Political party in Australia

The Better Together Party (BTP) is an Australian political party. It was registered to participate in the 2025 Australian federal election, but the party did not end up contesting. The party intended to nominate co-party leaders Lucy Bradlow and Bronwen Bock as a single "job-sharing" candidacy for a Senate seat in Victoria, but withdrew their candidacy due to Bradlow being ineligible due to dual citizenship.

== History ==
Bradlow and Bock originally intended to stand as a single "job-sharing" candidate for the Division of Higgins. However, the Australian Electoral Commission (AEC) abolished the division in September 2024 as part of a redistribution. Bradlow and Bock subsequently announced their intention to stand as a single candidate as a Senator for Victoria instead.

The AEC stated they would not accept the candidature as the required forms only allow for one candidate to be named. In February 2025, Better Together began legal proceedings in the Federal Court of Australia to compel the AEC to accept their nomination. The court case was scheduled to be heard on 12 March 2025.

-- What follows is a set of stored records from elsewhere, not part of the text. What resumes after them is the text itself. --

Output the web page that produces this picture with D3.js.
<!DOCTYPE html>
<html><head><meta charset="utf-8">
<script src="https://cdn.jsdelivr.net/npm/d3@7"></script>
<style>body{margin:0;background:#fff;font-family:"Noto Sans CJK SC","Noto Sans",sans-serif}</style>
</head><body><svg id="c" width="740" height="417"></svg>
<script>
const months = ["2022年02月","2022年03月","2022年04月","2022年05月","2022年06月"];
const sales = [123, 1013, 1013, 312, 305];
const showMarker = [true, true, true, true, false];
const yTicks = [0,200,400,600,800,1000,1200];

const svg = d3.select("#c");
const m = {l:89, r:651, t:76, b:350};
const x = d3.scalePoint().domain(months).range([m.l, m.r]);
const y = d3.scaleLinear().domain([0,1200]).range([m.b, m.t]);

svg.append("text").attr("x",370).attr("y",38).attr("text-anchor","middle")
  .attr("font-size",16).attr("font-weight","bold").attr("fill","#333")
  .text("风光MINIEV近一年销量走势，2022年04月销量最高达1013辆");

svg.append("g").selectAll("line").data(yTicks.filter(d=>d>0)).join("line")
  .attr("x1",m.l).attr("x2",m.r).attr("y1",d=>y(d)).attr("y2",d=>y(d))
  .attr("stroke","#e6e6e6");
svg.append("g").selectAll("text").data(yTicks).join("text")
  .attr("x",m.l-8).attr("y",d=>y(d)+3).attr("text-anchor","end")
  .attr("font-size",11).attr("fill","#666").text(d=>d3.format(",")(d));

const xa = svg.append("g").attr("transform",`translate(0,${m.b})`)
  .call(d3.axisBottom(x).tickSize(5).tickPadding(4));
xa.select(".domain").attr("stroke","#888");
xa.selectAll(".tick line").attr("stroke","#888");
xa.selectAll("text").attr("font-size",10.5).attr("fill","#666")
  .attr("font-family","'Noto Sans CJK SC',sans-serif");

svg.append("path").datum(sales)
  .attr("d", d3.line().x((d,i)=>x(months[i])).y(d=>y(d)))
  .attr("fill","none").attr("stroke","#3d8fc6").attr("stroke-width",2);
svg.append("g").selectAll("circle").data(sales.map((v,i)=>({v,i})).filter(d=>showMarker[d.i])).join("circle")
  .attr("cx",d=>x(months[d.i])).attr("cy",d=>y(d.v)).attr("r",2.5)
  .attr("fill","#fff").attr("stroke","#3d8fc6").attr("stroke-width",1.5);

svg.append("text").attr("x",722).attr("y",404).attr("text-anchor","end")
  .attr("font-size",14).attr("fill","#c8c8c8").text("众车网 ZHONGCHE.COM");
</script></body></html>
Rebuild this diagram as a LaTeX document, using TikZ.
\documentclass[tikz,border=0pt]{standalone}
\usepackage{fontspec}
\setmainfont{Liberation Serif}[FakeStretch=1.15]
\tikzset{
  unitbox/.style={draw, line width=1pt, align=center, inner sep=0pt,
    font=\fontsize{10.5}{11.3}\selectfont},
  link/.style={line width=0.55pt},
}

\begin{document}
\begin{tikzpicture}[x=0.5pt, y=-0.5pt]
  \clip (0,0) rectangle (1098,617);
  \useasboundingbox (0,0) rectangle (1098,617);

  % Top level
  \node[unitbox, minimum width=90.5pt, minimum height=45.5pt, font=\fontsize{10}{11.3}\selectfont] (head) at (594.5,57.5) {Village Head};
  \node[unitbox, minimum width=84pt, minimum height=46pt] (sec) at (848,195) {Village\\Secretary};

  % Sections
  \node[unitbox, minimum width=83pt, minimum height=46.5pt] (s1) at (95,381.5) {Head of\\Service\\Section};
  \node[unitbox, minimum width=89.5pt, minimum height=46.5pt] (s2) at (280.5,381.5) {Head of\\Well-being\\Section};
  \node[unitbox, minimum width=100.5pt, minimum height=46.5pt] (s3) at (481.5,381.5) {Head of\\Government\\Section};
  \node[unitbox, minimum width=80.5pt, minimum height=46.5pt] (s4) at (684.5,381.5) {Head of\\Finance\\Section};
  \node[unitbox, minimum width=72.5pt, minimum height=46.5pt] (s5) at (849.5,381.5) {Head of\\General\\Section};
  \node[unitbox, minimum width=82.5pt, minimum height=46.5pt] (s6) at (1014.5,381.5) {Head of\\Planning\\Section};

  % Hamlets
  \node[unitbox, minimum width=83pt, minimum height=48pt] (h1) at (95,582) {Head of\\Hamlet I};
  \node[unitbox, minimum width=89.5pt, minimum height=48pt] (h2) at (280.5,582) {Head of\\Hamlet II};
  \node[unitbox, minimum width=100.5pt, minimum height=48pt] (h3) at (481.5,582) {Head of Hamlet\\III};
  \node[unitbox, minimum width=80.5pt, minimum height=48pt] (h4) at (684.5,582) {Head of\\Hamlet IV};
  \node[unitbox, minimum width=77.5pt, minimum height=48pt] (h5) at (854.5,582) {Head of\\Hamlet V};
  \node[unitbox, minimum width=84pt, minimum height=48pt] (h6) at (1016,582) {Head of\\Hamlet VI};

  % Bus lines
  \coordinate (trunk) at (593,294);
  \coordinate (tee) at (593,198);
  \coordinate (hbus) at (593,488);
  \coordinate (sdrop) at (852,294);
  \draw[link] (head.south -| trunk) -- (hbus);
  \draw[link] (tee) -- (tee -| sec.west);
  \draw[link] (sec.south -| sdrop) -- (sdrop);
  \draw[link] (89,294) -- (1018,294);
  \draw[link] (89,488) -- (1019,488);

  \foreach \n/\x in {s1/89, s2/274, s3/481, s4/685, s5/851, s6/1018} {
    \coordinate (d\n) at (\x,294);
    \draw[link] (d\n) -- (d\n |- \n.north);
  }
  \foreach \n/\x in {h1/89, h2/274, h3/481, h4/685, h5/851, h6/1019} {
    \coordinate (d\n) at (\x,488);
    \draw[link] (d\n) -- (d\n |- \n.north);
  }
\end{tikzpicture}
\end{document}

On 28 March 2025, Bradlow and Bock issued a joint statement announcing their withdrawal as a candidate for the 2025 federal election due to a "legal issue". The issue was later reported to be that Bradlow held South African citizenship, thus disqualifying her from running for parliament under Section 44 of the Constitution of Australia that forbids dual citizens holding federal political office.